Con el centenario de la Primer Guerra Mundial proliferaron los libros y artículos sobre diversos temas, especialmente los colaterales. Uno de ellos fue el de los escritores y el conflicto. Frondosa fue la literatura generada por el hecho, fuera en obras donde se señalaban sus atrocidades –Barbusse, Martin Du Gard, Remarque– o donde se ensalzaban las virtudes de los combatientes y la grandeza de la patria vencedora o derrotada, en este caso, toda la Frontlitteratur alemana. Reflexiones a pie de las batallas tampoco faltaron, según vemos en los diarios de Stefan Zweig y en Consideraciones de un apolítico de Thomas Mann, una elegía indirecta por la Alemania guillermina.
Un apartado merecen nombres que, al contrario, habiendo vivido la catástrofe, parecen haber prescindido de ella. Kafka, en su dietario, anota el inicio de la guerra como si fuera un dato del clima: verano y natación. Proust apenas esboza en su gran libro una escena anecdótica: un anuncio de bombardeo que arruina una fiesta mundana. Joyce, que siempre mantuvo una altiva indiferencia por la política, se pasó los años de plomo escribiendo su interminable novela.
Opino que estos tres ilustres ejemplos merecen una atención oblicua pero intensa. No son escritores de paso. Se han quedado como referencias esenciales para la literatura de su siglo.
En Kafka me parece ver una alegoría de la sociedad que marchó hacia la guerra, un mundo regido por leyes secretas que el narrador tampoco alcanza a descifrar, donde cualquiera puede ser llevado al patíbulo por delitos no cometidos o irreconocibles, tal como ocurre con los soldados en una guerra.
Proust retrató a una sociedad en la cual la vida es una repetición de rutinas anómicas, de ritos sociales anacrónicos, donde los prestigios nobiliarios resultan un tema de conversación acerca de situaciones sociales perimidas.
Joyce en Ulises hace la parodia de una epopeya que no puede repetirse en nuestros días, un pequeño burgués que intenta copiar al héroe homérico y se pierde en el laberinto cotidiano de una gran ciudad.
Si bien se leen, estos escritores están describiendo, cada cual a su manera, el mundo de la inmediata preguerra.

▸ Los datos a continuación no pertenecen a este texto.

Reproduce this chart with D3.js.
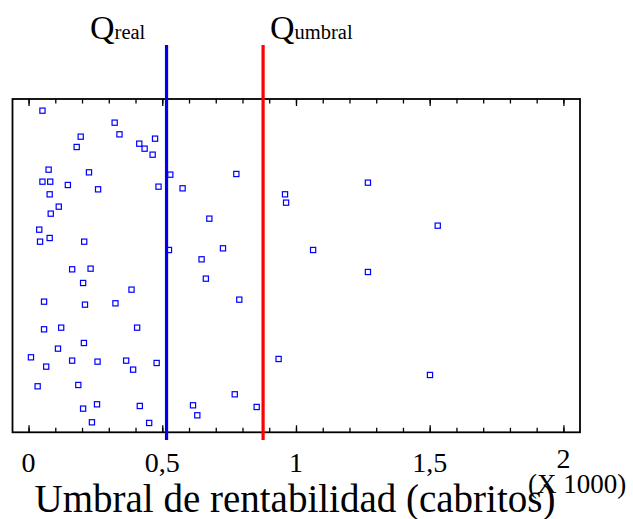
<!DOCTYPE html>
<html>
<head>
<meta charset="utf-8">
<script src="https://cdn.jsdelivr.net/npm/d3@7"></script>
<style>
  body { margin: 0; background: #fff; }
</style>
</head>
<body>
<div id="content"><svg width="633" height="519"></svg></div>
<script>
// umbral de rentabilidad (x1000 cabritos) por explotacion, y = posicion vertical (0-100)
var umbralX = [0.052, 0.322, 0.340, 0.195, 0.473, 0.414, 0.434, 0.180, 0.464, 0.075,
    0.226, 0.530, 0.777, 0.052, 0.081, 0.147, 0.486, 0.260, 0.576, 0.079,
    0.959, 0.963, 0.113, 0.083, 0.676, 0.040, 0.043, 0.079, 0.208, 0.525,
    0.727, 1.064, 0.647, 1.269, 1.530, 0.163, 0.232, 0.663, 0.204, 0.385,
    0.058, 0.211, 0.325, 0.788, 0.058, 0.122, 0.406, 0.207, 0.110, 0.009,
    0.163, 0.258, 0.365, 0.479, 0.935, 0.066, 0.391, 0.034, 0.186, 0.771,
    0.204, 0.256, 0.416, 0.615, 0.853, 0.631, 0.237, 0.451, 1.269, 1.501];
var posY = [96.5, 92.9, 89.4, 88.7, 88.1, 86.6, 85.1, 85.6, 83.3, 78.8,
    78.0, 77.3, 77.5, 75.2, 75.2, 74.2, 73.7, 72.9, 73.2, 71.4,
    71.4, 68.9, 67.7, 65.6, 64.1, 60.8, 57.2, 58.3, 57.2, 54.7,
    55.2, 54.7, 51.9, 74.9, 62.0, 48.9, 49.1, 46.1, 44.8, 42.8,
    39.2, 38.3, 38.7, 39.8, 30.9, 31.4, 31.4, 26.8, 25.1, 22.5,
    21.5, 21.2, 21.5, 20.8, 22.0, 19.7, 18.8, 13.8, 14.2, 11.4,
    7.1, 8.4, 7.9, 8.1, 7.6, 5.1, 3.0, 2.8, 48.1, 17.2];
var qReal = 0.516;
var qUmbral = 0.877;
var tickLabels = ["0", "0,5", "1", "1,5", "2"];
var tickValues = [0, 0.5, 1, 1.5, 2];

var serif = "Liberation Serif";
var svg = d3.select("#content").select("svg");
var plotL = 12.5, plotR = 580, plotT = 99, plotB = 432.3;

var xScale = d3.scaleLinear().domain([-0.06, 2.062]).range([plotL, plotR]);
var yScale = d3.scaleLinear().domain([0, 100]).range([plotB, plotT]);

var points = umbralX.map(function (d, i) { return {x: d, y: posY[i]}; });

// ticks inward, top and bottom
var minor = d3.range(0, 20.5, 1).map(function (d) { return d / 10; });
function ticks(axis, y, vals, size) {
    svg.append("g").attr("transform", "translate(0," + y + ")")
        .call(axis(xScale).tickValues(vals).tickSize(size).tickFormat(""))
        .call(function (g) { g.select(".domain").remove(); });
}
ticks(d3.axisBottom, plotT, minor, 4.5);
ticks(d3.axisBottom, plotT, tickValues, 7);
ticks(d3.axisTop, plotB, minor, 4.5);
ticks(d3.axisTop, plotB, tickValues, 7);
svg.selectAll(".tick line").attr("stroke", "#000").attr("stroke-width", 1.3);

svg.append("rect")
    .attr("x", plotL).attr("y", plotT)
    .attr("width", plotR - plotL).attr("height", plotB - plotT)
    .attr("fill", "none").attr("stroke", "#000").attr("stroke-width", 1.8);

svg.selectAll("rect.pt")
    .data(points)
    .enter()
    .append("rect")
    .attr("class", "pt")
    .attr("x", function (d) { return xScale(d.x) - 2.6; })
    .attr("y", function (d) { return yScale(d.y) - 2.6; })
    .attr("width", 5.2).attr("height", 5.2)
    .attr("fill", "none").attr("stroke", "#0000ff").attr("stroke-width", 1.2);

// Q lines
svg.append("line")
    .attr("x1", xScale(qReal)).attr("x2", xScale(qReal))
    .attr("y1", 45).attr("y2", 440)
    .attr("stroke", "#0000ee").attr("stroke-width", 3.2);
svg.append("line")
    .attr("x1", xScale(qUmbral)).attr("x2", xScale(qUmbral))
    .attr("y1", 45).attr("y2", 440)
    .attr("stroke", "#ff0000").attr("stroke-width", 3.2);

var t1 = svg.append("text").attr("x", 90).attr("y", 39)
    .attr("font-family", serif).attr("font-size", 34);
t1.append("tspan").text("Q");
t1.append("tspan").attr("font-size", 20.5).text("real");
var t2 = svg.append("text").attr("x", 270).attr("y", 39)
    .attr("font-family", serif).attr("font-size", 34);
t2.append("tspan").text("Q");
t2.append("tspan").attr("font-size", 20.5).text("umbral");

svg.selectAll("text.tl")
    .data(tickValues)
    .enter()
    .append("text")
    .attr("class", "tl")
    .attr("x", function (d) { return xScale(d); })
    .attr("y", function (d) { return d === 2 ? 468 : 472; })
    .attr("text-anchor", "middle")
    .attr("font-family", serif)
    .attr("font-size", 28)
    .text(function (d, i) { return tickLabels[i]; });

svg.append("text")
    .attr("x", 295).attr("y", 512)
    .attr("text-anchor", "middle")
    .attr("font-family", serif)
    .attr("font-size", 39)
    .text("Umbral de rentabilidad (cabritos)");

svg.append("text")
    .attr("x", 528).attr("y", 493)
    .attr("font-family", serif)
    .attr("font-size", 27)
    .text("(X 1000)");
</script>
</body>
</html>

No narran combates, arengas políticas, discusiones ideológicas, muertes violentas en el frente de combate, heridas, pestilencias ni escenas con cuerpos mutilados. Si bien en ellos la guerra como tal no se da en tanto tema visible, ese orbe donde todo escapa de las manos hacia la destrucción, contada en clave de novela de costumbres, pesadilla o caricatura, se trasluce de cuerpo entero. Otra cosa es señalar, desde nuestros días, lo que debieron hacer para quedar bonitos en la historia. No era su tarea como escritores. Ni la de ningún auténtico escritor.